Tina Gilbert, diagnosed just after turning 41, agrees. “When I hear the recommendations of age 50, it makes me cringe. I can’t imagine what my life would’ve been like if I’d waited until 50 to get a mammogram,” she says.
Prior to her diagnosis, Gilbert considered herself active and normal in every way. And after years working in the medical industry, she assumed she was well educated on disease. “I’m your normal, every-day person who never really thought it’d happen to me,” the Cape Coral woman says. After her diagnosis, Gilbert endured six surgeries. “No one ever tells you what could go wrong. And I had just about everything that could go wrong happen to me,” she says.
Still, Gilbert has found a silver lining. “I was able to interact better with my patients … I try to calm them and remind them I’m still here. That’s why we stress early detection, because we’re obviously not going to prevent breast cancer at this point. But if we can catch it early enough, you may not have to go through all that.”
One health agency striving to lessen cancer’s impact is Radiology Regional Center, a Lee County physician-owned care firm. Among its programs, it provides a mobile mammogram service to screen busy workers and those in remote communities. “The mission of the [Mobile Mammo] coach is to make sure that women are taking care of their own health, because early detection does save lives,” says Renee Palin. She is the program's director, and believes some women skip annual visits when schedules get too hectic. “If you are a career woman and you can barely make your annual physical with your primary care doctor, adding on that annual mammogram may be just too much in your schedule.”

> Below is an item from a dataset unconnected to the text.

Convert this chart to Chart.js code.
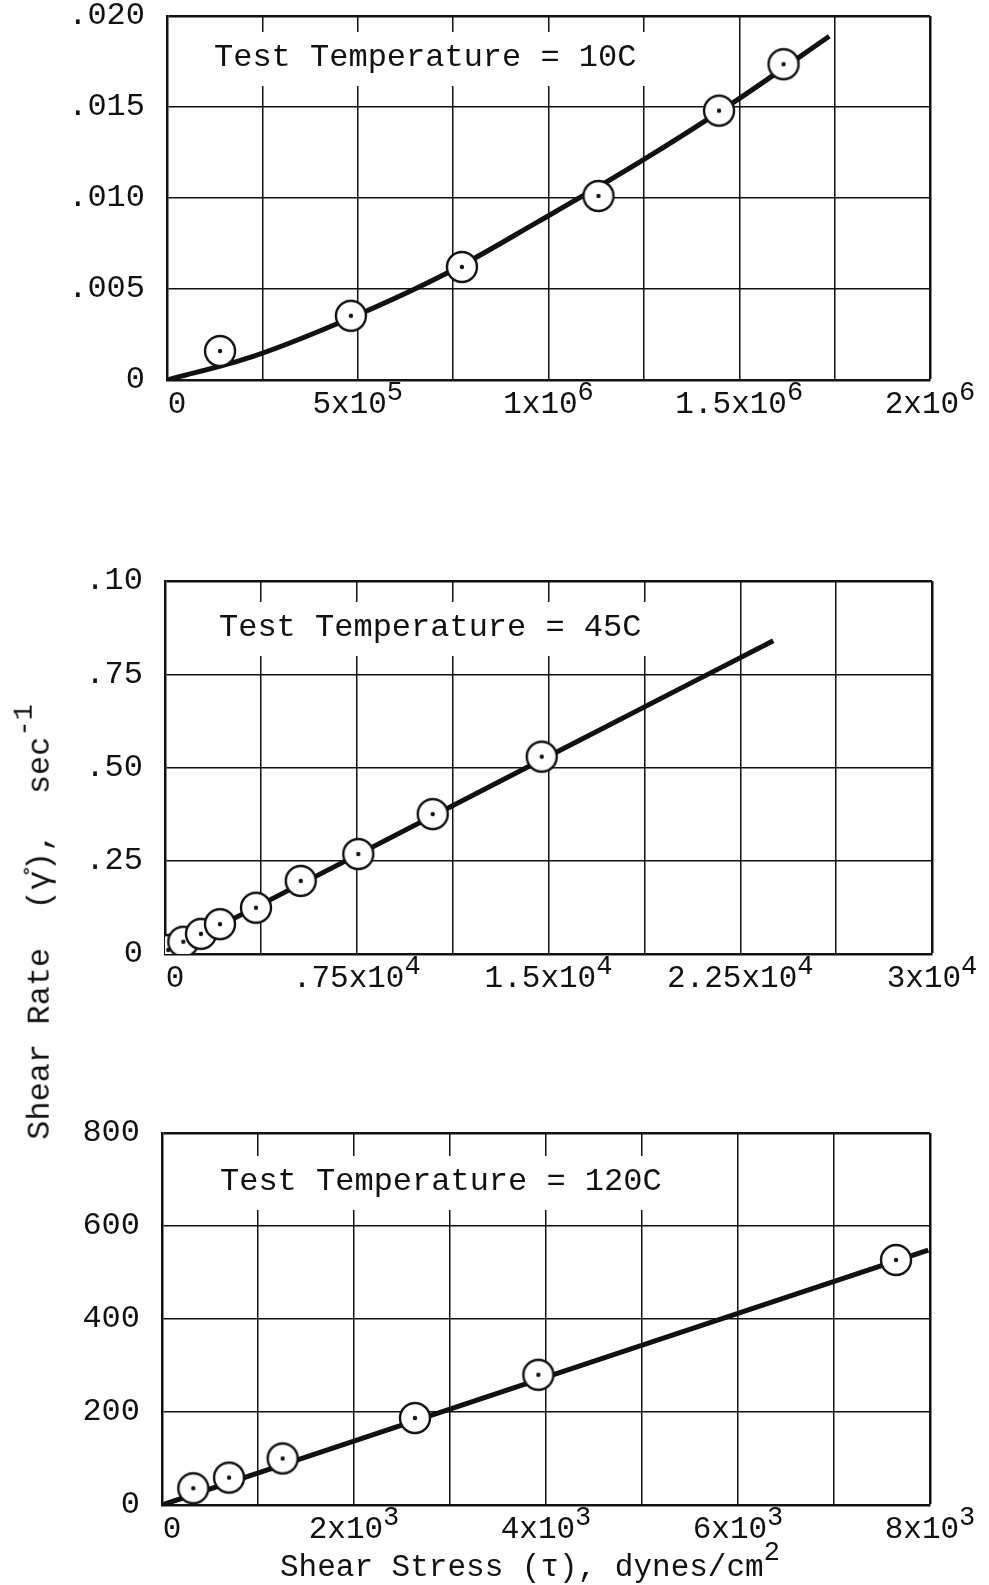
<!DOCTYPE html>
<html>
<head>
<meta charset="utf-8">
<script src="https://cdn.jsdelivr.net/npm/chart.js@4.4.1/dist/chart.umd.min.js"></script>
<style>
  html, body { margin: 0; padding: 0; background: #fff; }
  #page { position: relative; width: 989px; height: 1585px; overflow: hidden; font-family: "Liberation Mono", "DejaVu Sans Mono", monospace; color: #111; }
  canvas { position: absolute; left: 0; }
  .title { position: absolute; font-size: 32px; line-height: 32px; white-space: pre; }
  .title sup { font-size: 27px; position: relative; top: -5px; }
  #ytitle { left: 35px; top: 922px; transform: translate(-50%, -50%) rotate(-90deg); }
  #xtitle { left: 280px; top: 1542px; font-size: 31px; }
</style>
</head>
<body>
<div id="page">
  <canvas id="c10" width="989" height="440" style="top:0px"></canvas>
  <canvas id="c45" width="989" height="460" style="top:540px"></canvas>
  <canvas id="c120" width="989" height="455" style="top:1090px"></canvas>
  <div class="title" id="ytitle">Shear Rate  (γ̊),  sec<sup>-1</sup></div>
  <div class="title" id="xtitle">Shear Stress (τ), dynes/cm<sup>2</sup></div>
</div>
<script>
// 10C
const stress10 = [1.39e5, 4.82e5, 7.73e5, 1.131e6, 1.447e6, 1.616e6];
const rate10 = [0.00159, 0.00353, 0.00621, 0.01011, 0.01480, 0.01735];
const fitStress10 = [0, 2.22e5, 4.75e5, 7.33e5, 9.73e5, 1.231e6, 1.489e6, 1.736e6];
const fitRate10 = [0, 0.00127, 0.00335, 0.00586, 0.00870, 0.01187, 0.01531, 0.01889];
const yTicks10 = ["0", ".005", ".010", ".015", ".020"];
const xTickVals10 = [0, 5e5, 1e6, 1.5e6, 2e6];
const xTickBase10 = ["0", "5x10", "1x10", "1.5x10", "2x10"];
const xTickExp10 = ["", "5", "6", "6", "6"];

// 45C
const stress45 = [129, 716, 1408, 2151, 3559, 5308, 7561, 10471, 14734];
const rate45 = [0.011, 0.033, 0.054, 0.080, 0.124, 0.196, 0.268, 0.375, 0.529];
const fitStress45 = [0, 15000, 23793];
const fitRate45 = [0, 0.530, 0.840];
const yTicks45 = ["0", ".25", ".50", ".75", ".10"];
const xTickVals45 = [0, 7500, 15000, 22500, 30000];
const xTickBase45 = ["0", ".75x10", "1.5x10", "2.25x10", "3x10"];
const xTickExp45 = ["", "4", "4", "4", "4"];

// 120C
const stress120 = [326, 698, 1257, 2635, 3920, 7646];
const rate120 = [36, 59, 100, 187, 280, 527];
const fitStress120 = [0, 4000, 7982];
const fitRate120 = [0, 275, 548];
const yTicks120 = ["0", "200", "400", "600", "800"];
const xTickVals120 = [0, 2000, 4000, 6000, 8000];
const xTickBase120 = ["0", "2x10", "4x10", "6x10", "8x10"];
const xTickExp120 = ["", "3", "3", "3", "3"];

const INK = "#111";
const FONT = '"Liberation Mono", "DejaVu Sans Mono", monospace';

// circle with a dot in the middle
function makeMarker() {
  const c = document.createElement("canvas");
  c.width = 36; c.height = 36;
  const g = c.getContext("2d");
  g.beginPath();
  g.arc(18, 18, 15, 0, Math.PI * 2);
  g.fillStyle = "#fff";
  g.fill();
  g.lineWidth = 2.4;
  g.strokeStyle = INK;
  g.stroke();
  g.beginPath();
  g.arc(18, 18, 2.2, 0, Math.PI * 2);
  g.fillStyle = INK;
  g.fill();
  return c;
}
const marker = makeMarker();

const xLabelPlugin = {
  id: "xLabels",
  afterDraw(chart, args, opts) {
    const ctx = chart.ctx;
    const xs = chart.scales.x;
    const y = chart.chartArea.bottom + 33;
    ctx.save();
    ctx.fillStyle = INK;
    ctx.textBaseline = "alphabetic";
    ctx.textAlign = "left";
    opts.values.forEach((v, i) => {
      ctx.font = "31px " + FONT;
      const bw = ctx.measureText(opts.base[i]).width;
      ctx.font = "27px " + FONT;
      const ew = opts.exp[i] ? ctx.measureText(opts.exp[i]).width : 0;
      let x = xs.getPixelForValue(v) - (bw + ew) / 2;
      if (i === 0) x += 10;
      ctx.font = "31px " + FONT;
      ctx.fillText(opts.base[i], x, y);
      if (opts.exp[i]) {
        ctx.font = "27px " + FONT;
        ctx.fillText(opts.exp[i], x + bw, y - 13);
      }
    });
    ctx.restore();
  }
};

// label inside the plot, on a cleared patch of the grid
const notePlugin = {
  id: "note",
  beforeDatasetsDraw(chart, args, opts) {
    const ctx = chart.ctx;
    const x = chart.chartArea.left + opts.dx;
    const y = chart.chartArea.top + opts.dy;
    ctx.save();
    ctx.font = "32px " + FONT;
    const w = ctx.measureText(opts.text).width;
    ctx.fillStyle = "#fff";
    ctx.fillRect(x - 18, y - 26, w + 34, 54);
    ctx.fillStyle = INK;
    ctx.textBaseline = "middle";
    ctx.fillText(opts.text, x, y);
    ctx.restore();
  }
};

function toXY(xs, ys) {
  return xs.map((x, i) => ({ x: x, y: ys[i] }));
}

function drawPanel(id, p) {
  const gridWidth = max => ctx => (ctx.tick && Math.abs(ctx.tick.value - max) < max * 1e-6 ? 2.5 : 1.5);
  new Chart(document.getElementById(id), {
    type: "scatter",
    data: {
      datasets: [{
        data: toXY(p.stress, p.rate),
        pointStyle: marker,
        pointRadius: 15,
        showLine: false
      }, {
        data: toXY(p.fitStress, p.fitRate),
        showLine: true,
        pointRadius: 0,
        borderColor: INK,
        borderWidth: 5,
        tension: 0.4,
        cubicInterpolationMode: "monotone"
      }]
    },
    options: {
      responsive: false,
      animation: false,
      events: [],
      layout: { padding: { top: p.padTop, right: p.padRight, left: 0, bottom: 0 } },
      plugins: {
        legend: { display: false },
        tooltip: { enabled: false },
        xLabels: { values: p.xVals, base: p.xBase, exp: p.xExp },
        note: { text: p.note, dx: p.noteDx, dy: p.noteDy }
      },
      scales: {
        x: {
          type: "linear",
          min: 0, max: p.xMax,
          ticks: { display: false, stepSize: p.xMax / 8 },
          grid: { color: INK, lineWidth: gridWidth(p.xMax), drawTicks: false },
          border: { color: INK, width: 2.5 },
          afterFit: s => { s.height = p.xAxisH; s.paddingLeft = 0; s.paddingRight = 0; }
        },
        y: {
          type: "linear",
          min: 0, max: p.yMax,
          ticks: {
            stepSize: p.yMax / 4,
            color: INK,
            font: { family: FONT, size: 32 },
            padding: 22,
            callback: (v, i) => p.yLabels[i]
          },
          grid: { color: INK, lineWidth: gridWidth(p.yMax), drawTicks: false },
          border: { color: INK, width: 2.5 },
          afterFit: s => { s.width = p.yAxisW; s.paddingTop = 0; s.paddingBottom = 0; }
        }
      }
    },
    plugins: [xLabelPlugin, notePlugin]
  });
}

drawPanel("c10", {
  stress: stress10, rate: rate10, fitStress: fitStress10, fitRate: fitRate10,
  xMax: 2e6, yMax: 0.02, yLabels: yTicks10,
  xVals: xTickVals10, xBase: xTickBase10, xExp: xTickExp10,
  note: "Test Temperature = 10C", noteDx: 47, noteDy: 42,
  padTop: 12, padRight: 59, yAxisW: 167, xAxisH: 60
});

drawPanel("c45", {
  stress: stress45, rate: rate45, fitStress: fitStress45, fitRate: fitRate45,
  xMax: 30000, yMax: 1.0, yLabels: yTicks45,
  xVals: xTickVals45, xBase: xTickBase45, xExp: xTickExp45,
  note: "Test Temperature = 45C", noteDx: 54, noteDy: 47,
  padTop: 41, padRight: 57, yAxisW: 165, xAxisH: 46
});

drawPanel("c120", {
  stress: stress120, rate: rate120, fitStress: fitStress120, fitRate: fitRate120,
  xMax: 8000, yMax: 800, yLabels: yTicks120,
  xVals: xTickVals120, xBase: xTickBase120, xExp: xTickExp120,
  note: "Test Temperature = 120C", noteDx: 58, noteDy: 49,
  padTop: 43, padRight: 59, yAxisW: 162, xAxisH: 40
});
</script>
</body>
</html>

But every statistic and health expert recommends annual checkups. “Skipping that annual mammogram could almost be a death sentence,” Palin says. “It’s amazing to me the number of cancers we detect at their earliest and most treatable stage.”
It was the Radiology Regional Center team that first discovered Marie Springsteen’s cancer in 2012. “I started getting mammograms when I was in my early 20s,” she says. “We found it very early and were able to get it treated;” adding that early detection helped in avoiding more serious consequences. It was also the catalyst for her nonprofit project, the 4 Words Foundation, which provides education and financial assistance to patients with any type of cancer in Southwest Florida. “I think our ability to remain alive now is so much greater than it was many years ago. So I don’t see breast cancer anymore as a death sentence,” Springsteen says.
Gilbert agrees. “You won’t think of yourself down the road as ‘I have breast cancer.’ It will be ‘I had breast cancer.’ It will become a memory.”